One nationalist caller to the BBC programme described the young IRA Volunteer whose bomb exploded prematurely, killing himself and nine other people, including two children, as “a soldier of Ireland”.

The horrified presenter asked with incredulity: “What kind of a soldier goes out to kill a 13-year-old child?”

Thomas Begley didn’t. But what kind of soldier does go out to kill a 13-year-old child?

In 1981, Julie Livingstone, just 14, was shot dead by a British soldier as she returned home from a local shop on the Stewartstown Road in west Belfast.

The soldier, a member of the Prince of Wales Regiment, fired a plastic bullet round from a heavily-armoured vehicle, hitting the schoolgirl in the head. She died in hospital the following day.

The British soldier who killed Julie lied about the circumstances of her killing, claiming there was rioting with petrol bombs being thrown. He refused to attend her inquest to explain his actions.

In April 1982, 11-year-old Derry schoolboy Stephen McConomy, like hundreds of other children in the city, made his Confirmation. Two weeks later, he was dead. He was shot and killed by a plastic bullet, fired by a British soldier just yards from his home in the Bogside.

The St John’s Primary School pupil had been out playing with friends on 16 April when a member of the British Army’s Royal Anglian regiment shot him in the head with a plastic bullet.

Eyewitnesses tried to go to the boy’s aid but were prevented from doing so by British soldiers who threatened to shoot them. Eventually, Stephen was taken to Altnagelvin Hospital and then immediately transferred to the Royal Victoria Hospital in Belfast, where he died three days later.

The British soldier who killed Stephen took the plastic bullet gun off the designated gunner and leaned over the driver to fire out a side window. The British military claimed the gun jammed and he was clearing it and pulled the trigger twice. They also claimed the gun was not accurate and that it did not fire in a straight line. Conveniently for the accused, the gun was later destroyed, despite the fact that it was involved in the death of a child.

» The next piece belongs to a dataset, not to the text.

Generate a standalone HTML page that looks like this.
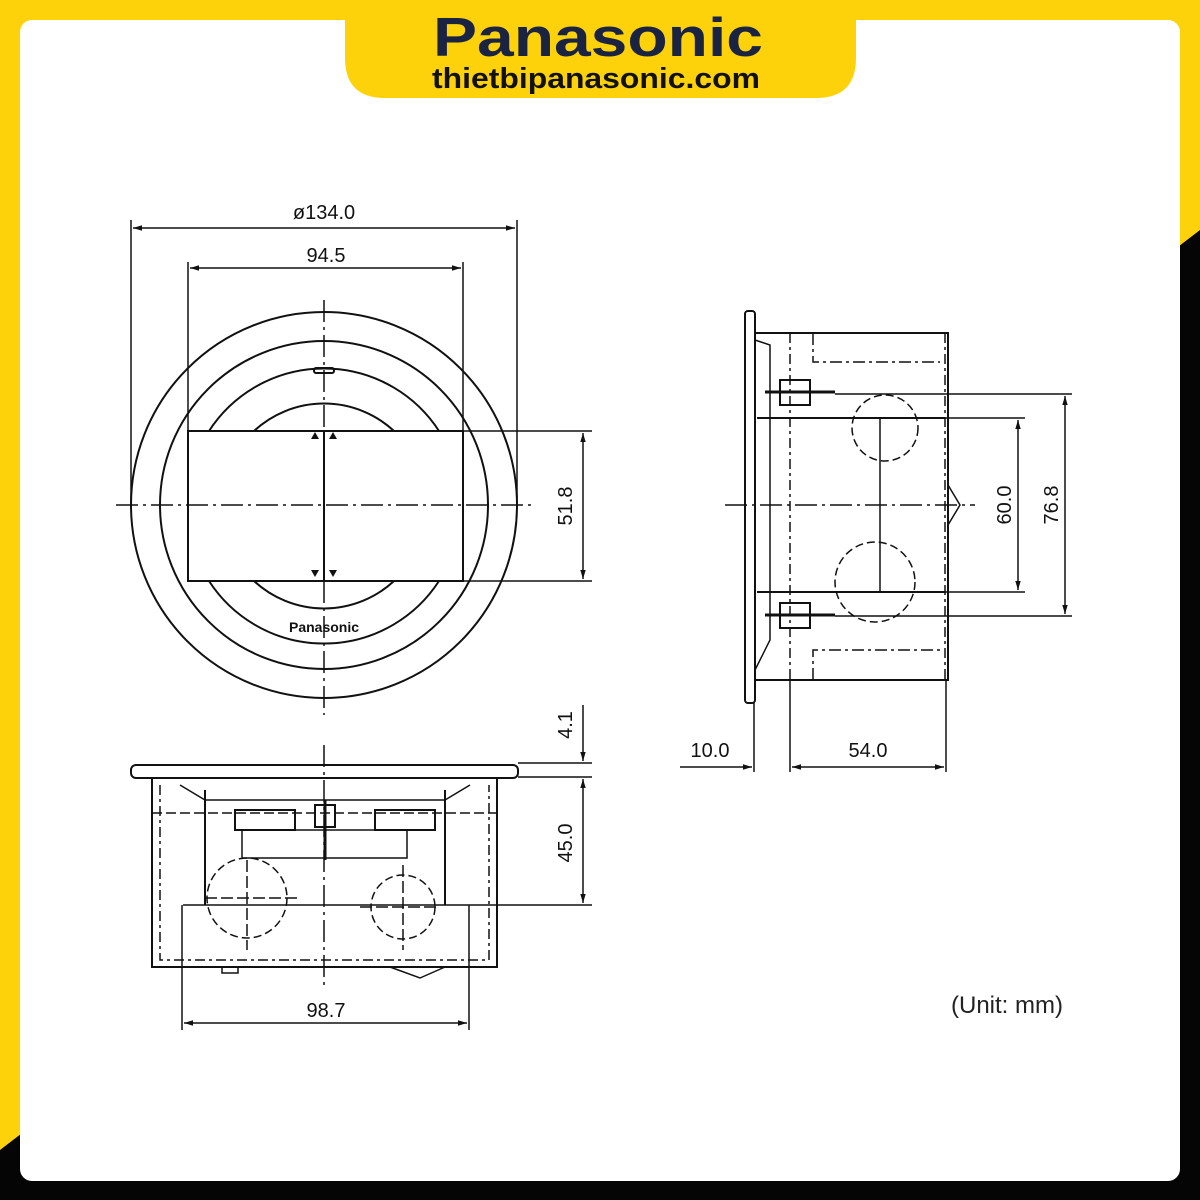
<!DOCTYPE html>
<html><head><meta charset="utf-8"><style>
html,body{margin:0;padding:0;width:1200px;height:1200px;overflow:hidden;background:#fff}
svg{display:block}
text{font-family:"Liberation Sans",Arial,sans-serif;fill:#111}
</style></head><body>
<svg width="1200" height="1200" viewBox="0 0 1200 1200" xmlns="http://www.w3.org/2000/svg">
<defs>
<marker id="a" viewBox="0 0 10 10" refX="10" refY="5" markerWidth="8" markerHeight="6" orient="auto-start-reverse"><path d="M0,2 L10,5 L0,8z" fill="#111"/></marker>
</defs>
<rect width="1200" height="1200" fill="#fdd20a"/>
<polygon points="1200,230 1200,1200 0,1200 0,1150" fill="#050505"/>
<rect x="20" y="20" width="1160" height="1161" rx="12" fill="#fff"/>
<path d="M345,0 H856 V58 Q856,98 816,98 H385 Q345,98 345,58 Z" fill="#fdd20a"/>
<text x="598" y="56" text-anchor="middle" font-size="55" font-weight="bold" style="fill:#1b2342" textLength="330" lengthAdjust="spacingAndGlyphs">Panasonic</text>
<text x="596" y="88" text-anchor="middle" font-size="29" font-weight="bold" style="fill:#111" textLength="328" lengthAdjust="spacingAndGlyphs">thietbipanasonic.com</text>

<g stroke="#111" stroke-width="2" fill="none">
<!-- TOP VIEW -->
<circle cx="324" cy="505" r="193"/>
<circle cx="324" cy="505" r="164"/>
<path d="M209,431 A137,137 0 0 1 439,431"/>
<path d="M209,581 A137,137 0 0 0 439,581"/>
<path d="M254,431 A103,103 0 0 1 394,431"/>
<path d="M254,581 A103,103 0 0 0 394,581"/>
<rect x="188" y="431" width="275" height="150" fill="#fff"/>
<line x1="324" y1="431" x2="324" y2="581"/>
<rect x="314" y="368" width="20" height="5" rx="2"/>
<line x1="116" y1="505" x2="535" y2="505" stroke-dasharray="22,5,3,5" stroke-width="1.5"/>
<line x1="324" y1="300" x2="324" y2="431" stroke-dasharray="22,5,3,5" stroke-width="1.5"/>
<line x1="324" y1="581" x2="324" y2="715" stroke-dasharray="22,5,3,5" stroke-width="1.5"/>
<!-- dims -->
<line x1="131" y1="220" x2="131" y2="505" stroke-width="1.5"/>
<line x1="517" y1="220" x2="517" y2="505" stroke-width="1.5"/>
<line x1="133" y1="228" x2="515" y2="228" stroke-width="1.5" marker-start="url(#a)" marker-end="url(#a)"/>
<line x1="188" y1="262" x2="188" y2="431" stroke-width="1.5"/>
<line x1="463" y1="262" x2="463" y2="431" stroke-width="1.5"/>
<line x1="190" y1="268" x2="461" y2="268" stroke-width="1.5" marker-start="url(#a)" marker-end="url(#a)"/>
<line x1="463" y1="431" x2="592" y2="431" stroke-width="1.5"/>
<line x1="463" y1="581" x2="592" y2="581" stroke-width="1.5"/>
<line x1="583" y1="433" x2="583" y2="579" stroke-width="1.5" marker-start="url(#a)" marker-end="url(#a)"/>

<!-- BOTTOM (FRONT) VIEW -->
<rect x="131" y="765" width="387" height="13" rx="5"/>
<path d="M152,778 V967 H497 V778"/>
<path d="M160,785 V960 H489 V785" stroke-width="1.5" stroke-dasharray="10,4,3,4"/>
<path d="M180,785 L205,800 H445 L470,785" stroke-width="1.5"/>
<line x1="205" y1="790" x2="205" y2="905"/>
<line x1="445" y1="790" x2="445" y2="905"/>
<line x1="152" y1="813" x2="497" y2="813" stroke-width="1.5" stroke-dasharray="10,4"/>
<rect x="235" y="810" width="60" height="20"/>
<rect x="375" y="810" width="60" height="20"/>
<rect x="242" y="830" width="165" height="28" stroke-width="1.5"/>
<rect x="315" y="805" width="20" height="22"/>
<line x1="325" y1="800" x2="325" y2="860" stroke-width="3"/>
<line x1="183" y1="905" x2="469" y2="905" stroke-width="1.5"/>
<circle cx="247" cy="898" r="40" stroke-dasharray="8,4" stroke-width="1.5"/>
<line x1="205" y1="898" x2="300" y2="898" stroke-dasharray="12,4" stroke-width="1.5"/>
<line x1="247" y1="860" x2="247" y2="950" stroke-dasharray="12,4" stroke-width="1.5"/>
<circle cx="403" cy="907" r="32" stroke-dasharray="8,4" stroke-width="1.5"/>
<line x1="360" y1="907" x2="440" y2="907" stroke-dasharray="12,4" stroke-width="1.5"/>
<line x1="403" y1="865" x2="403" y2="950" stroke-dasharray="12,4" stroke-width="1.5"/>
<path d="M390,967 L420,978 L445,967" stroke-width="1.5"/>
<rect x="222" y="967" width="16" height="6" stroke-width="1.5"/>
<line x1="324" y1="745" x2="324" y2="985" stroke-dasharray="22,5,3,5" stroke-width="1.5"/>
<!-- dims -->
<line x1="518" y1="763" x2="592" y2="763" stroke-width="1.5"/>
<line x1="518" y1="777" x2="592" y2="777" stroke-width="1.5"/>
<line x1="583" y1="705" x2="583" y2="761" stroke-width="1.5" marker-end="url(#a)"/>
<line x1="583" y1="779" x2="583" y2="903" stroke-width="1.5" marker-start="url(#a)" marker-end="url(#a)"/>
<line x1="469" y1="905" x2="592" y2="905" stroke-width="1.5"/>
<line x1="182" y1="905" x2="182" y2="1030" stroke-width="1.5"/>
<line x1="469" y1="905" x2="469" y2="1030" stroke-width="1.5"/>
<line x1="184" y1="1023" x2="467" y2="1023" stroke-width="1.5" marker-start="url(#a)" marker-end="url(#a)"/>

<!-- SIDE VIEW -->
<rect x="745" y="311" width="10" height="392" rx="3"/>
<path d="M755,333 H948 V680 H755"/>
<line x1="790" y1="333" x2="790" y2="680" stroke-dasharray="10,4,3,4" stroke-width="1.5"/>
<line x1="945" y1="333" x2="945" y2="680" stroke-dasharray="10,4,3,4" stroke-width="1.5"/>
<path d="M813,333 V362 H940" stroke-dasharray="12,4,3,4" stroke-width="1.5"/>
<path d="M813,680 V650 H940" stroke-dasharray="12,4,3,4" stroke-width="1.5"/>
<path d="M755,340 L770,345 V640 L755,670" stroke-width="1.5"/>
<rect x="780" y="380" width="30" height="25"/>
<rect x="780" y="603" width="30" height="25"/>
<line x1="765" y1="392" x2="835" y2="392" stroke-width="3"/>
<line x1="765" y1="615" x2="835" y2="615" stroke-width="3"/>
<line x1="757" y1="418" x2="945" y2="418"/>
<line x1="757" y1="592" x2="945" y2="592"/>
<path d="M880,418 V592" stroke-width="1.5"/>
<circle cx="885" cy="428" r="33" stroke-dasharray="8,4" stroke-width="1.5"/>
<circle cx="875" cy="582" r="40" stroke-dasharray="8,4" stroke-width="1.5"/>
<path d="M948,485 L960,505 L948,525" stroke-width="1.5"/>
<line x1="725" y1="505" x2="975" y2="505" stroke-dasharray="22,5,3,5" stroke-width="1.5"/>
<!-- dims -->
<line x1="835" y1="394" x2="1072" y2="394" stroke-width="1.5"/>
<line x1="835" y1="616" x2="1072" y2="616" stroke-width="1.5"/>
<line x1="1065" y1="396" x2="1065" y2="614" stroke-width="1.5" marker-start="url(#a)" marker-end="url(#a)"/>
<line x1="945" y1="418" x2="1025" y2="418" stroke-width="1.5"/>
<line x1="945" y1="592" x2="1025" y2="592" stroke-width="1.5"/>
<line x1="1018" y1="420" x2="1018" y2="590" stroke-width="1.5" marker-start="url(#a)" marker-end="url(#a)"/>
<line x1="754" y1="703" x2="754" y2="772" stroke-width="1.5"/>
<line x1="790" y1="680" x2="790" y2="772" stroke-width="1.5"/>
<line x1="946" y1="680" x2="946" y2="772" stroke-width="1.5"/>
<line x1="680" y1="767" x2="752" y2="767" stroke-width="1.5" marker-end="url(#a)"/>
<line x1="792" y1="767" x2="944" y2="767" stroke-width="1.5" marker-start="url(#a)" marker-end="url(#a)"/>
</g>
<g font-size="20" stroke="none">
<path d="M311,439 l4,-7 l4,7z M329,439 l4,-7 l4,7z M311,570 l4,7 l4,-7z M329,570 l4,7 l4,-7z" fill="#111"/>
<text x="324" y="632" text-anchor="middle" font-size="14" font-weight="bold">Panasonic</text>
<text x="324" y="219" text-anchor="middle">ø134.0</text>
<text x="326" y="262" text-anchor="middle">94.5</text>
<text transform="translate(572,506) rotate(-90)" text-anchor="middle">51.8</text>
<text transform="translate(572,725) rotate(-90)" text-anchor="middle">4.1</text>
<text transform="translate(572,843) rotate(-90)" text-anchor="middle">45.0</text>
<text x="326" y="1017" text-anchor="middle">98.7</text>
<text transform="translate(1011,505) rotate(-90)" text-anchor="middle">60.0</text>
<text transform="translate(1058,505) rotate(-90)" text-anchor="middle">76.8</text>
<text x="710" y="757" text-anchor="middle">10.0</text>
<text x="868" y="757" text-anchor="middle">54.0</text>
<text x="1007" y="1013" text-anchor="middle" font-size="24" style="fill:#222">(Unit: mm)</text>
</g>
</svg>
</body></html>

The killers of these children had (and still have) the full backing of the British military, the British Government and the unionist political establishment.

So if the British state or its media and any of its broadcasters want to discuss issues to do with victims and perpetrators then it should realise that the debate is wider than the narrow anti-republican agenda they have set and propagate.

Seán Kelly, who was part of the IRA unit alongside Thomas Begley and was seriously wounded when the bomb exploded on the Shankill Road, spoke at the commemorative event. He said he was “truly sorry for the loss of life”.

Addressing a crowd of several hundred he described the explosion in Frizzell’s fish shop as “an IRA operation that went tragically wrong”. He added:

“I offer no excuse that will change how any of these innocent people and families will think about myself or Thomas or the IRA as a result of this operation. I am truly sorry for the loss of life and the injuries that were suffered that day and for the suffering the families have endured.”